June 5, 2026 at 6:29 AM IST
The Monetary Policy Committee of the Reserve Bank of India on Friday sharply raised its forecast for CPI inflation in the current financial year that started in April, mainly due to higher crude oil prices. The MPC raised its inflation forecast for 2026-27 to 5.1%, from 4.6% earlier.
“CPI inflation remains below the target despite global shock, as the pass-through to domestic prices has been limited. While the baseline projections point towards headline inflation firming up towards the upper tolerance level in Q3:2026-27 (October-December), the impact of the supply shock is expected to wane Q4 (January-March) onwards,” RBI Governor Sanjay Malhotra said while announcing the Monetary Policy Statement.
The rate-setting panel, which kept the policy repo rate unchanged at 5.25%, raised its projections for all four quarters of 2026-27. It raised the forecast for April-June to 4.2% from 4.0%, for July-September to 5.1% from 4.4%, for October-December to 5.9% from 5.2%, and for January-March to 5.4% from 4.7% earlier.
CPI core inflation, excluding food and beverages, and fuel, for 2026-27 has been revised up to 4.7% from 4.4% earlier.
The RBI said its inflation forecasts are subject to upside risks from global supply chain disruptions, commodity price shocks, uncertainty over the spatial and temporal distribution of the southwest monsoon, and El Niño conditions. The India Meteorological Department has forecast the southwest monsoon to be below normal at 90% of the long-period average.
However, adequate stock of food grains and satisfactory reservoir levels provide some comfort, the governor said.
The Indian crude oil basket has averaged around $110 per barrel during April-May, and indications are that average oil prices for 2026-27 will be substantially higher than those assumed in the previous policy statement, Malhotra said.
The April Monetary Policy assumed an Indian crude oil basket price of $85 a barrel for 2026-27.
The governor said the partial pass-through of high global crude oil prices to domestic pump prices of petrol and diesel, and increase in prices of several inputs such as commercial LPG, industrial raw materials, chemicals, base metals, rubber, and plastic products, could exert upward pressure on CPI inflation in the coming months.
India’s headline inflation rate rose to a 13-month high of 3.48% in April, but remained below the RBI’s medium-term inflation target of 4%.

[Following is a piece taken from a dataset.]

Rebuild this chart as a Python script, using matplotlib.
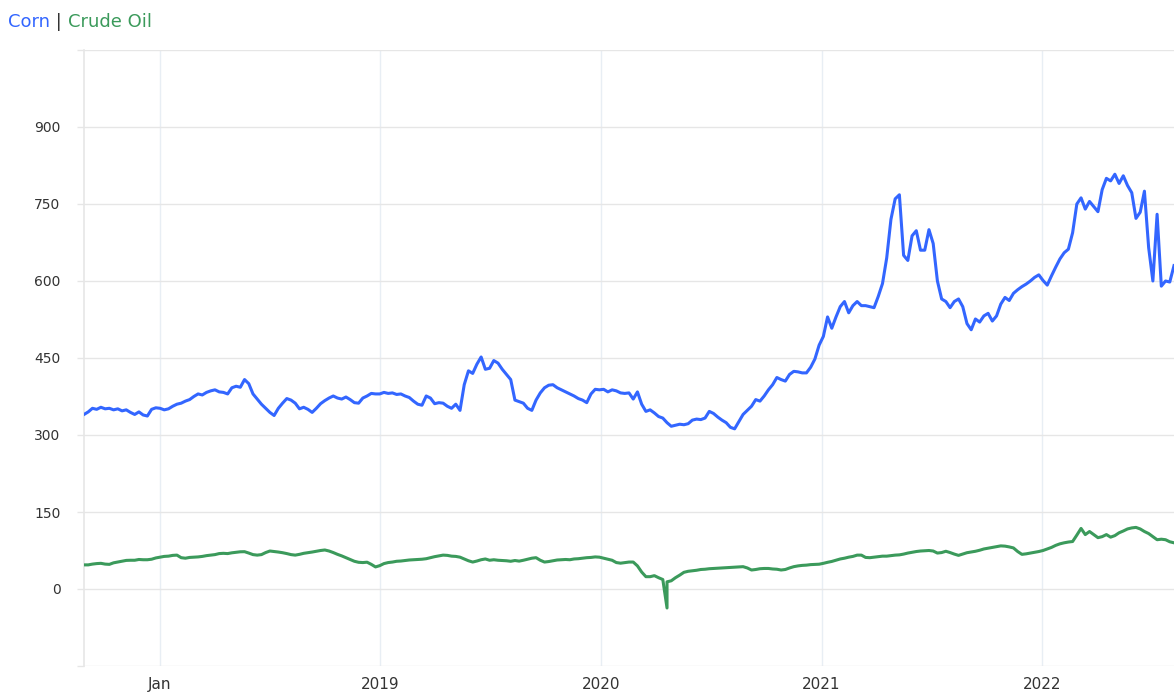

The underlying inflation pressures continue to remain benign at this juncture, Malhotra said. However, generalisation of inflation through second-round effects on expectations and wages is a distinct possibility, warranting close vigilance. The outlook also remains clouded by the forecast of a subnormal southwest monsoon and risks associated with El Niño, the governor said.